Political parsimony has generated military uncertainty. In General Dannatt’s speech to senior officers in June that has only now become public, he underlined how vital was “success” in Iraq and Afghanistan, declaring that failure in either campaign would leave tomorrow “a very uncertain place”. Yet he did not define “success” or set out a long-term strategy for either theatre. He did not even clarify the short-term objectives: what, precisely is meant by “significant achievement” in Afghanistan? Tellingly, his concern was “the need to keep an army in being” along the line, “not just the memory of one that expended itself” in these two theatres.
Armies that are perceived to be in damage-limitation, not winning, mode cannot impose their will. Their enemies harry them to call it a day; it is only a question of when. This has been the British predicament in Basra. The signal that the British were not going to stay the course went out soon after the invasion, when after a few months force levels were halved and then halved again. Under pressure to hand over and get out, the British recruited untrustworthy Iraqis en masse to the police and administration. Basrawis who had trusted the British to keep order ceased to do so and hell broke loose. The city that the battalion holed up in Basra Palace is about to hand over to the Iraqi Army is an all but ungovernable morass of rival militias, smugglers and organised crime.
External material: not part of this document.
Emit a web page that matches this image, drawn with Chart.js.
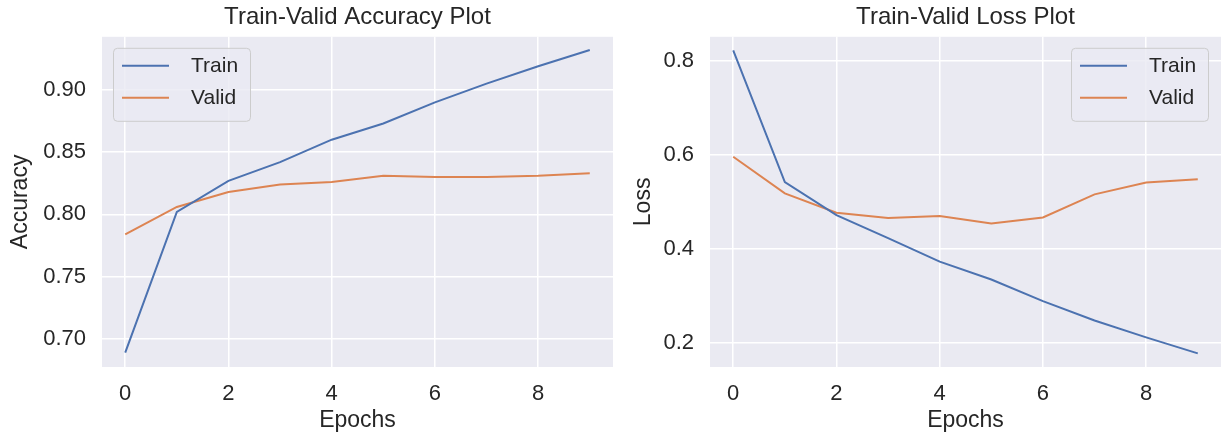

The temptation will be to say that the remaining 5,000 at Basra airport are no more than a symbolic presence, and pull them out too. But southern Iraq cannot be left to sink or swim. It accounts for 70 per cent of Iraq’s oil reserves, 90 per cent of government revenue and through it run the coalition supply routes from Kuwait. The US will not thank Britain if its forces have to divert south from “surge” operations to fill the gap. What the British quaintly choose to call “reposturing” would be called running for the exit by extremists everywhere, including Afghanistan. It would be a “symbolic absence” of great potency. It would be failure. At President Bush’s side last month, Gordon Brown spoke of “duties to discharge and responsibilities to keep” in Iraq. He must now pronounce those same words at home.